Copy out the listing in full, exactly as written, but not its pictures.

**********

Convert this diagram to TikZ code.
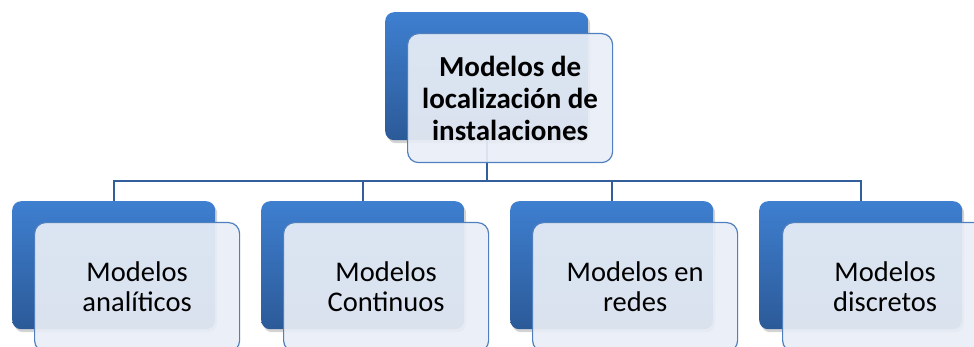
\documentclass[tikz,border=0pt]{standalone}
\usepackage{fontspec}
\setmainfont{Carlito}
\usetikzlibrary{positioning,shadows}
\definecolor{azulclaro}{HTML}{3E7FD0}
\definecolor{azuloscuro}{HTML}{2C5A98}
\definecolor{borde}{HTML}{4F7FBF}
\definecolor{relleno}{HTML}{E9EEF6}
\definecolor{linea}{HTML}{325E9C}
\tikzset{
  fondo/.style={rounded corners=9pt, top color=azulclaro, bottom color=azuloscuro,
    draw=none, inner sep=0pt, minimum width=203pt, minimum height=128pt,
    drop shadow={shadow xshift=2pt, shadow yshift=-3pt, opacity=0.35}},
  tarjeta/.style={rounded corners=11pt, fill=relleno, fill opacity=0.92, text opacity=1,
    draw=borde, line width=1.2pt, inner sep=0pt, minimum width=205pt,
    minimum height=129pt, align=center},
  rama/.style={draw=linea, line width=1.6pt},
  titulo/.style={font=\fontsize{29}{32}\selectfont\bfseries},
  hoja/.style={font=\fontsize{28.5}{30}\selectfont}
}
\newcommand{\nivel}{181}
\begin{document}
\begin{tikzpicture}[x=1pt, y=-1pt]
\useasboundingbox (0,0) rectangle (974,347);

% fondos azules
\node[fondo, anchor=north west] (raiz) at (385,12) {};
\node[fondo, anchor=north west] (analiticos) at (12,201) {};
\node[fondo, anchor=north west] (continuos) at (261,201) {};
\node[fondo, anchor=north west] (redes) at (510,201) {};
\node[fondo, anchor=north west] (discretos) at (759,201) {};

% ramas
\coordinate (codo) at (raiz.south |- 0,\nivel);
\draw[rama] (raiz.south) -- (codo);
\foreach \hijo in {analiticos,continuos,redes,discretos}
  \draw[rama] (codo) -| (\hijo.north);

% tarjetas con texto
\node[tarjeta, titulo, anchor=north west] (raizTxt) at (407,33)
  {Modelos de\\localización de\\instalaciones};
\node[tarjeta, hoja, anchor=north west] (analiticosTxt) at (34,222)
  {Modelos\\analíticos};
\node[tarjeta, hoja, anchor=north west] (continuosTxt) at (283,222)
  {Modelos\\Continuos};
\node[tarjeta, hoja, anchor=north west] (redesTxt) at (532,222)
  {Modelos en\\redes};
\node[tarjeta, hoja, anchor=north west] (discretosTxt) at (782,222)
  {Modelos\\discretos};

\end{tikzpicture}
\end{document}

**********

▶ [Solution to this problem]
Convert this diagram to TikZ code.
\documentclass[tikz,border=0pt]{standalone}
\usepackage{fontspec}
\setmainfont{Carlito}
\usetikzlibrary{positioning,shadows}
\definecolor{azulclaro}{HTML}{3E7FD0}
\definecolor{azuloscuro}{HTML}{2C5A98}
\definecolor{borde}{HTML}{4F7FBF}
\definecolor{relleno}{HTML}{E9EEF6}
\definecolor{linea}{HTML}{325E9C}
\tikzset{
  fondo/.style={rounded corners=9pt, top color=azulclaro, bottom color=azuloscuro,
    draw=none, inner sep=0pt, minimum width=203pt, minimum height=128pt,
    drop shadow={shadow xshift=2pt, shadow yshift=-3pt, opacity=0.35}},
  tarjeta/.style={rounded corners=11pt, fill=relleno, fill opacity=0.92, text opacity=1,
    draw=borde, line width=1.2pt, inner sep=0pt, minimum width=205pt,
    minimum height=129pt, align=center},
  rama/.style={draw=linea, line width=1.6pt},
  titulo/.style={font=\fontsize{29}{32}\selectfont\bfseries},
  hoja/.style={font=\fontsize{28.5}{30}\selectfont}
}
\newcommand{\nivel}{181}
\begin{document}
\begin{tikzpicture}[x=1pt, y=-1pt]
\useasboundingbox (0,0) rectangle (974,347);

% fondos azules
\node[fondo, anchor=north west] (raiz) at (385,12) {};
\node[fondo, anchor=north west] (analiticos) at (12,201) {};
\node[fondo, anchor=north west] (continuos) at (261,201) {};
\node[fondo, anchor=north west] (redes) at (510,201) {};
\node[fondo, anchor=north west] (discretos) at (759,201) {};

% ramas
\coordinate (codo) at (raiz.south |- 0,\nivel);
\draw[rama] (raiz.south) -- (codo);
\foreach \hijo in {analiticos,continuos,redes,discretos}
  \draw[rama] (codo) -| (\hijo.north);

% tarjetas con texto
\node[tarjeta, titulo, anchor=north west] (raizTxt) at (407,33)
  {Modelos de\\localización de\\instalaciones};
\node[tarjeta, hoja, anchor=north west] (analiticosTxt) at (34,222)
  {Modelos\\analíticos};
\node[tarjeta, hoja, anchor=north west] (continuosTxt) at (283,222)
  {Modelos\\Continuos};
\node[tarjeta, hoja, anchor=north west] (redesTxt) at (532,222)
  {Modelos en\\redes};
\node[tarjeta, hoja, anchor=north west] (discretosTxt) at (782,222)
  {Modelos\\discretos};

\end{tikzpicture}
\end{document}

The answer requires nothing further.